Created 05-23-2017 10:52 PM
Hi Friends,
Have a question regarding the Pig -fragment-replicate join. Could you please let me know whether my (below) understanding is correct or not.
I have two files File A (400MB) and File B (50MB), when I join these two files using keyword "replicated" then the small file i,e File B is loaded into memory (because it's small file) and during join with file A (as File A is 400MB and it's distributed in hadoop cluster with 4 blocks - 3*128MB and 116MB) pig will load only parts of the file A (one block each time) into memory for the join with file B and once its done, it will load the next block and so on..
Thanks,
Satish.
Created 05-24-2017 03:18 PM
Yep, as http://pig.apache.org/docs/r0.14.0/perf.html#replicated-joins details it, you have the jist of what's happening here. The (obvious) goal is to do a map-side join instead of doing a more classical reduce-side join.
Created 05-24-2017 03:18 PM
Yep, as http://pig.apache.org/docs/r0.14.0/perf.html#replicated-joins details it, you have the jist of what's happening here.
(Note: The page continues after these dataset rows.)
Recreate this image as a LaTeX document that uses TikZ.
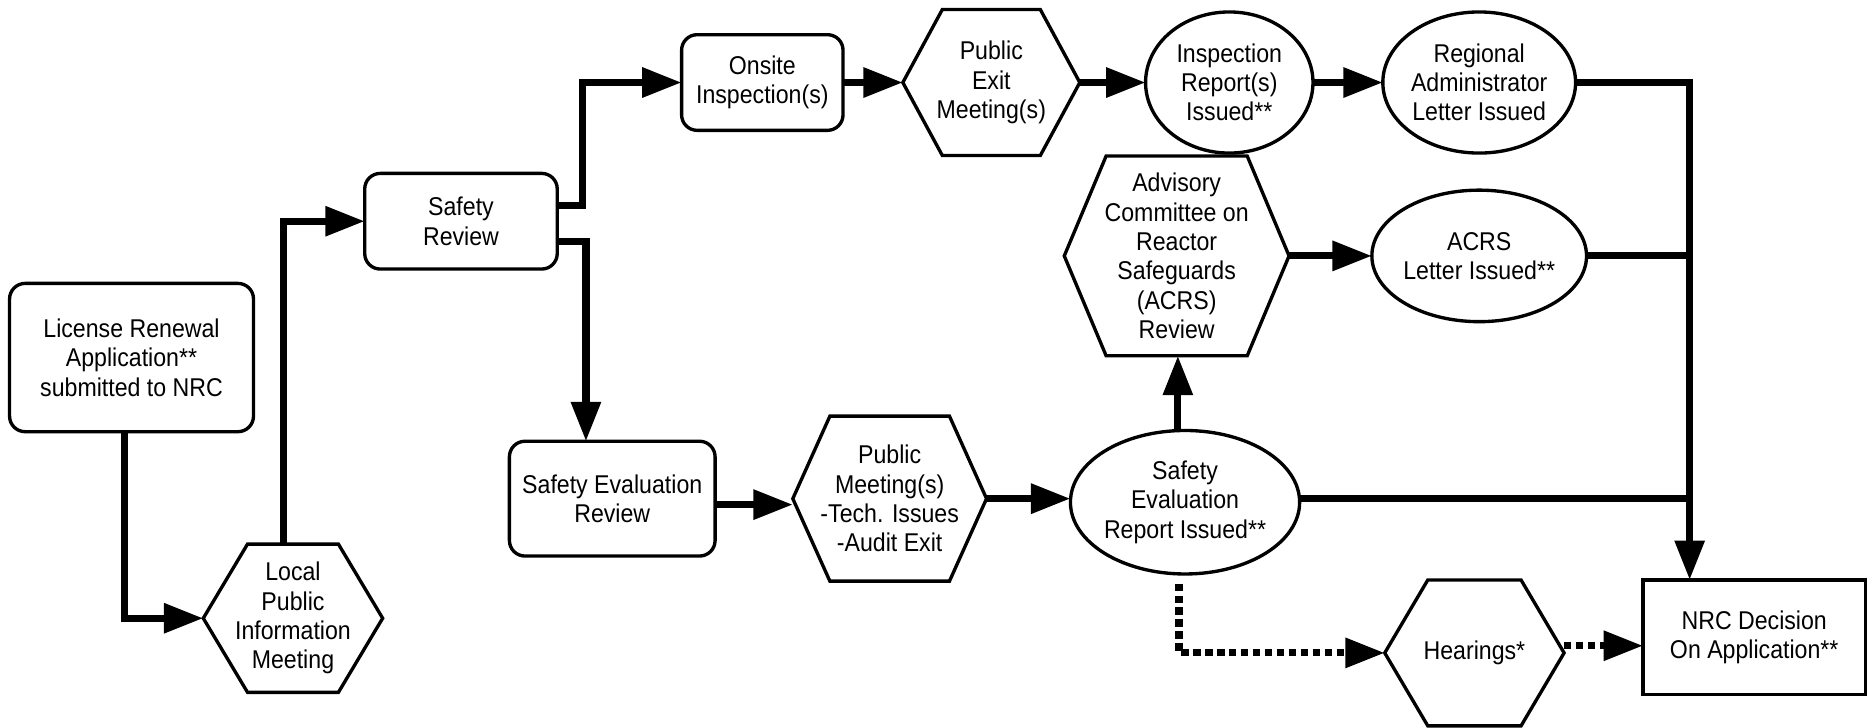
\documentclass[tikz,border=0pt]{standalone}
\usepackage{fontspec}
\setmainfont[FakeStretch=0.9]{Liberation Sans}
\usetikzlibrary{shapes.geometric, arrows.meta, calc}
\tikzset{
  shapeline/.style={line width=2.8pt, line join=miter},
  txt/.style={font=\fontsize{21.5}{24.5}\selectfont, align=center, inner sep=0pt, outer sep=0pt},
  rbox/.style={txt, shapeline, draw, rounded corners=13pt},
  sbox/.style={txt, shapeline, draw},
  ebox/.style={txt, shapeline, draw, ellipse},
  conn/.style={line width=6pt, line join=miter, -{Triangle[length=33pt,width=24pt]}},
  plainconn/.style={line width=6pt},
  dotconn/.style={line width=6pt, dash pattern=on 6pt off 4pt, -{Triangle[length=33pt,width=24pt]}},
}
\newcommand\hexnode[7]{%
  \node[txt, minimum width=#4pt, minimum height=#5pt] (#1) at (#2,#3) {#7};
  \draw[shapeline] ([xshift=#6pt]#1.north west) -- ([xshift=-#6pt]#1.north east) -- (#1.east)
    -- ([xshift=-#6pt]#1.south east) -- ([xshift=#6pt]#1.south west) -- (#1.west) -- cycle;
}
\begin{document}
\begin{tikzpicture}[x=1pt,y=-1pt]
\useasboundingbox (0,0) rectangle (1568,608);
% nodes
\node[rbox, minimum width=204pt, minimum height=124pt] (lic) at (110,299) {License Renewal\\Application**\\submitted to NRC};
\hexnode{loc}{245}{517}{150}{124}{37}{Local\\Public\\Information\\Meeting}
\node[rbox, minimum width=161pt, minimum height=80pt] (sr) at (385.5,185) {Safety\\Review};
\node[rbox, minimum width=135pt, minimum height=80pt] (ons) at (637.5,69) {Onsite\\Inspection(s)};
\hexnode{pex}{829}{69}{148}{122}{33}{Public\\Exit\\Meeting(s)}
\node[ebox, minimum width=140pt, minimum height=118pt] (insp) at (1028,69) {Inspection\\Report(s)\\Issued**};
\node[ebox, minimum width=140pt, minimum height=118pt] (reg) at (1237,69) {Regional\\Administrator\\Letter Issued};
\hexnode{adv}{984}{214}{188}{167}{35}{Advisory\\Committee on\\Reactor\\Safeguards\\(ACRS)\\Review}
\node[ebox, minimum width=140pt, minimum height=110pt] (acrs) at (1237,214) {ACRS\\Letter Issued**};
\node[rbox, minimum width=172pt, minimum height=96pt] (serev) at (512,417) {Safety Evaluation\\Review};
\hexnode{pm}{744}{417}{162}{138}{31}{Public\\Meeting(s)\\-Tech. Issues\\-Audit Exit}
\node[ebox, minimum width=173pt, minimum height=120pt] (ser) at (991,420) {Safety\\Evaluation\\Report Issued**};
\hexnode{hear}{1233}{546}{150}{122}{36}{Hearings*}
\node[sbox, minimum width=186pt, minimum height=96pt] (nrc) at (1467,533) {NRC Decision\\On Application**};
\coordinate (bus) at (1413,69);
% connectors
\draw[conn] ([xshift=-6pt]lic.south) |- (loc.west);
\draw[conn] ([xshift=-8pt]loc.north) |- (sr.west);
\draw[conn] ([yshift=13pt]sr.east) -- ++(21,0) |- (ons.west);
\draw[conn] ([yshift=-17pt]sr.east) -| ([xshift=-22pt]serev.north);
\draw[conn] (ons.east) -- (pex.west);
\draw[conn] (pex.east) -- (insp.west);
\draw[conn] (insp.east) -- (reg.west);
\draw[conn] (reg.east) -- (reg.east -| bus) -- (bus |- nrc.north);
\draw[conn] (adv.east) -- (acrs.west);
\draw[plainconn] (acrs.east) -- (acrs.east -| bus);
\draw[conn] ([yshift=-5pt]serev.east) -- ([yshift=-5pt]serev.east -| pm.west);
\draw[conn] (pm.east) -- (pm.east -| ser.west);
\draw[plainconn] ([yshift=3pt]ser.east) -- ([yshift=3pt]ser.east -| bus);
\draw[conn] ([xshift=-6pt]ser.north) -- ([xshift=-6pt]ser.north |- adv.south);
\draw[dotconn] ([xshift=-5pt,yshift=-8pt]ser.south) |- (hear.west);
\draw[dotconn] ([yshift=6pt]hear.east) -- ([yshift=6pt]hear.east -| nrc.west);
\end{tikzpicture}
\end{document}
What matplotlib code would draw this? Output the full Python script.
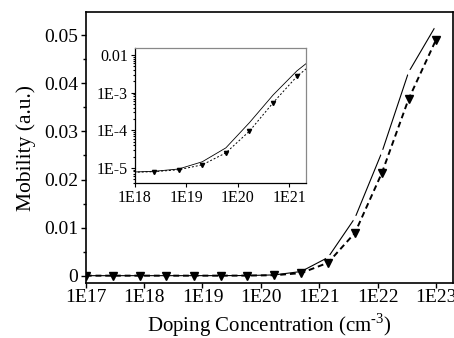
import numpy as np
import matplotlib
matplotlib.use("Agg")
import matplotlib.pyplot as plt
from matplotlib.ticker import FixedLocator, FixedFormatter, LogLocator, MultipleLocator, NullFormatter

plt.rcParams['font.family'] = ['Liberation Serif', 'DejaVu Serif']
plt.rcParams['mathtext.fontset'] = 'custom'
plt.rcParams['mathtext.rm'] = 'Liberation Serif'

# doping concentration (cm^-3), 14 points from 1E17 to 1E23
doping = [1.0e17, 2.9e17, 8.4e17, 2.4e18, 7.1e18, 2.05e19, 5.9e19,
          1.7e20, 4.9e20, 1.42e21, 4.1e21, 1.19e22, 3.4e22, 1.0e23]
# dashed series with triangles
mob_dash = [7.0e-6, 7.3e-6, 7.6e-6, 7.9e-6, 8.9e-6, 1.2e-5, 2.5e-5,
            9.5e-5, 5.4e-4, 2.7e-3, 8.9e-3, 2.14e-2, 3.67e-2, 4.9e-2]
# thin solid series
mob_solid = [7.0e-6, 7.3e-6, 7.7e-6, 8.1e-6, 9.3e-6, 1.45e-5, 3.4e-5,
             1.6e-4, 8.7e-4, 3.8e-3, 1.2e-2, 2.57e-2, 4.23e-2, 5.2e-2]

main_xticks = [1e17, 1e18, 1e19, 1e20, 1e21, 1e22, 1e23]
main_xlabels = ["1E17", "1E18", "1E19", "1E20", "1E21", "1E22", "1E23"]
main_yticks = [0, 0.01, 0.02, 0.03, 0.04, 0.05]
main_ylabels = ["0", "0.01", "0.02", "0.03", "0.04", "0.05"]
ins_xticks = [1e18, 1e19, 1e20, 1e21]
ins_xlabels = ["1E18", "1E19", "1E20", "1E21"]
ins_yticks = [1e-5, 1e-4, 1e-3, 1e-2]
ins_ylabels = ["1E-5", "1E-4", "1E-3", "0.01"]

fig = plt.figure(figsize=(4.54, 3.38), dpi=100)
ax = fig.add_axes([0.189, 0.163, 0.809, 0.801])

ax.plot(doping, mob_solid, color='black', lw=0.8, marker='o', ms=4,
        mfc='white', mec='none', zorder=2)
ax.plot(doping, mob_dash, color='black', lw=1.4, ls=(0, (3, 2)),
        marker='v', ms=6, zorder=3)
ax.set_xscale('log')
ax.set_xlim(1e17, 10**23.295)
ax.set_ylim(-0.0015, 0.0548)
ax.xaxis.set_major_locator(FixedLocator(main_xticks))
ax.xaxis.set_major_formatter(FixedFormatter(main_xlabels))
ax.xaxis.set_minor_locator(LogLocator(base=10, subs=np.arange(2, 10)))
ax.xaxis.set_minor_formatter(NullFormatter())
ax.yaxis.set_major_locator(FixedLocator(main_yticks))
ax.yaxis.set_major_formatter(FixedFormatter(main_ylabels))
ax.yaxis.set_minor_locator(MultipleLocator(0.005))
ax.tick_params(which='both', direction='out', labelsize=14, width=1)
ax.tick_params(which='major', length=3.5)
ax.tick_params(which='minor', length=2)
ax.tick_params(axis='x', pad=1)
ax.tick_params(axis='y', pad=2)
for s in ax.spines.values():
    s.set_linewidth(1.2)
ax.set_xlabel('Doping Concentration (cm$^{\\mathregular{\u20103}}$)', fontsize=15, labelpad=4)
ax.set_ylabel('Mobility (a.u.)', fontsize=15.5, labelpad=6)

ins = fig.add_axes([0.297, 0.459, 0.377, 0.399])
ins.plot(doping, mob_solid, color='black', lw=0.6)
ins.plot(doping, mob_dash, color='black', lw=0.7, ls=(0, (2, 2)),
         marker='v', ms=3)
ins.set_xscale('log')
ins.set_yscale('log')
ins.set_xlim(1e18, 10**21.33)
ins.set_ylim(10**-5.4, 10**-1.81)
ins.xaxis.set_major_locator(FixedLocator(ins_xticks))
ins.xaxis.set_major_formatter(FixedFormatter(ins_xlabels))
ins.yaxis.set_major_locator(FixedLocator(ins_yticks))
ins.yaxis.set_major_formatter(FixedFormatter(ins_ylabels))
ins.xaxis.set_minor_locator(LogLocator(base=10, subs=np.arange(2, 10)))
ins.yaxis.set_minor_locator(LogLocator(base=10, subs=np.arange(2, 10)))
ins.xaxis.set_minor_formatter(NullFormatter())
ins.yaxis.set_minor_formatter(NullFormatter())
ins.tick_params(which='both', direction='out', labelsize=11.5, width=0.8, pad=2)
ins.tick_params(which='major', length=3)
ins.tick_params(which='minor', length=1.5)
for s in ins.spines.values():
    s.set_color('#888888')
    s.set_linewidth(0.9)
ins.spines['left'].set_color('black')
ins.spines['bottom'].set_color('black')

fig.savefig('out.png', dpi=100)
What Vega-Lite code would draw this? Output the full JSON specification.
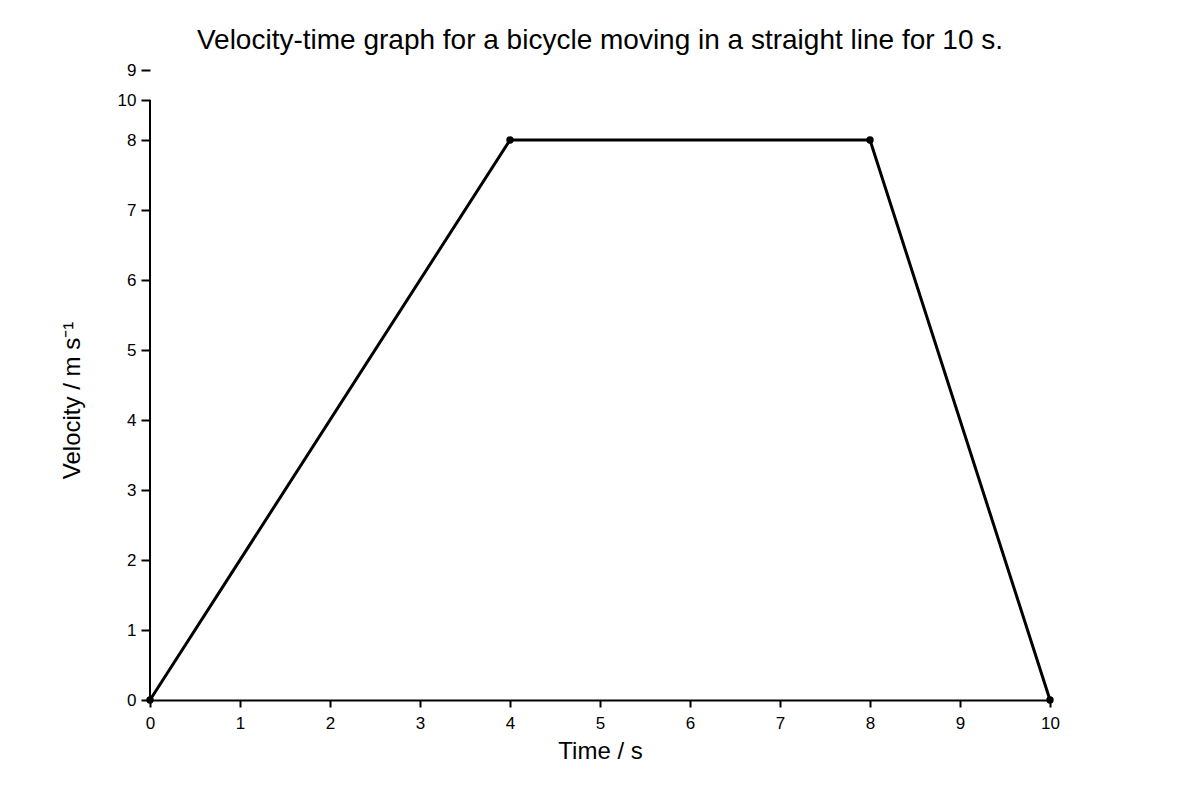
{
  "$schema": "https://vega.github.io/schema/vega-lite/v6.json",
  "autosize": "none",
  "width": 900,
  "height": 630,
  "padding": {"left": 150, "top": 70, "right": 150, "bottom": 100},
  "background": "white",
  "title": {
    "text": "Velocity-time graph for a bicycle moving in a straight line for 10 s.",
    "font": "Liberation Sans",
    "fontSize": 28,
    "fontWeight": "normal",
    "color": "black",
    "anchor": "middle",
    "frame": "group",
    "offset": 6
  },
  "config": {"view": {"stroke": null}},
  "datasets": {
    "points": [
      {"t": 0, "v": 0},
      {"t": 4, "v": 8},
      {"t": 8, "v": 8},
      {"t": 10, "v": 0}
    ],
    "yline": [
      {"t": 0, "v0": 0, "v1": 8.5714}
    ]
  },
  "layer": [
    {
      "data": {"name": "yline"},
      "mark": {"type": "rule", "color": "black", "strokeWidth": 2},
      "encoding": {
        "x": {"field": "t", "type": "quantitative"},
        "y": {"field": "v0", "type": "quantitative"},
        "y2": {"field": "v1"}
      }
    },
    {
      "data": {"name": "points"},
      "mark": {"type": "line", "color": "black", "strokeWidth": 3},
      "encoding": {
        "x": {
          "field": "t",
          "type": "quantitative",
          "scale": {"domain": [0, 10], "nice": false, "zero": false},
          "axis": {
            "title": "Time / s",
            "values": [0, 1, 2, 3, 4, 5, 6, 7, 8, 9, 10],
            "format": "d",
            "grid": false,
            "domainColor": "black",
            "domainWidth": 2,
            "tickColor": "black",
            "tickWidth": 2,
            "tickSize": 7,
            "labelFlush": false,
            "labelFont": "Liberation Sans",
            "labelFontSize": 17,
            "labelColor": "black",
            "labelPadding": 8,
            "titleFont": "Liberation Sans",
            "titleFontSize": 24,
            "titleFontWeight": "normal",
            "titleColor": "black",
            "titlePadding": 8
          }
        },
        "y": {
          "field": "v",
          "type": "quantitative",
          "scale": {"domain": [0, 9], "nice": false, "zero": false},
          "axis": {
            "title": "Velocity / m s⁻¹",
            "values": [0, 1, 2, 3, 4, 5, 6, 7, 8, 8.5714, 9],
            "labelExpr": "datum.value > 8.5 && datum.value < 8.6 ? '10' : format(datum.value, 'd')",
            "grid": false,
            "domain": false,
            "tickColor": "black",
            "tickWidth": 2,
            "tickSize": 9,
            "labelFlush": false,
            "labelFont": "Liberation Sans",
            "labelFontSize": 17,
            "labelColor": "black",
            "labelPadding": 5,
            "titleFont": "Liberation Sans",
            "titleFontSize": 24,
            "titleFontWeight": "normal",
            "titleColor": "black",
            "titlePadding": 33,
            "titleY": 330
          }
        }
      }
    },
    {
      "data": {"name": "points"},
      "mark": {"type": "circle", "color": "black", "opacity": 1, "size": 55},
      "encoding": {
        "x": {"field": "t", "type": "quantitative"},
        "y": {"field": "v", "type": "quantitative"}
      }
    }
  ]
}
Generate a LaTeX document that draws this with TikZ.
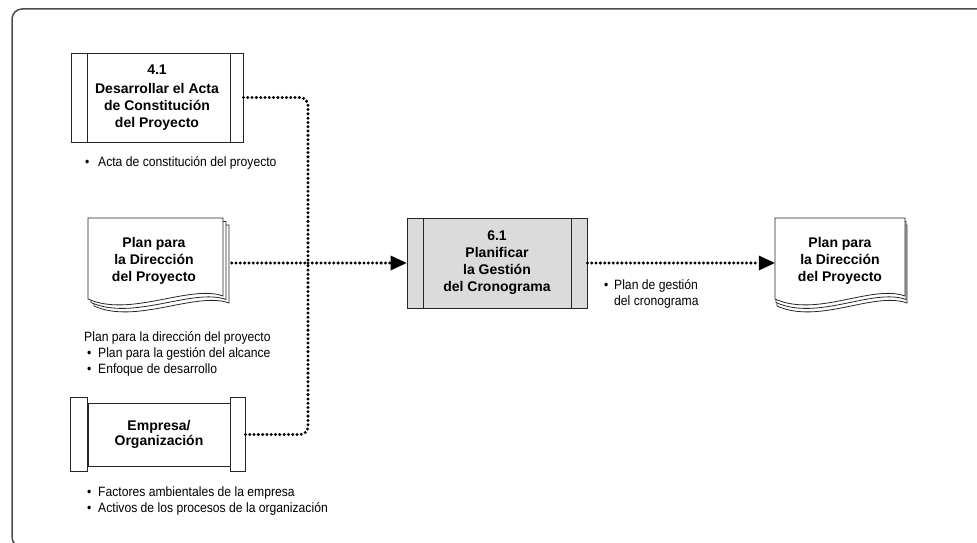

The (obvious) goal is to do a map-side join instead of doing a more classical reduce-side join.
Created 05-24-2017 03:36 PM
Hi Lester Martin,
Thanks for your reply, but still I am not clear.
Is my understanding on this is correct or not? 🙂 Please let me know on the same.
Created 05-24-2017 06:25 PM
Correct, File B will be loaded into memory and used in that context for each block of File A that is processed independent of each other.
Created 05-24-2017 11:02 PM
Thanks Lester.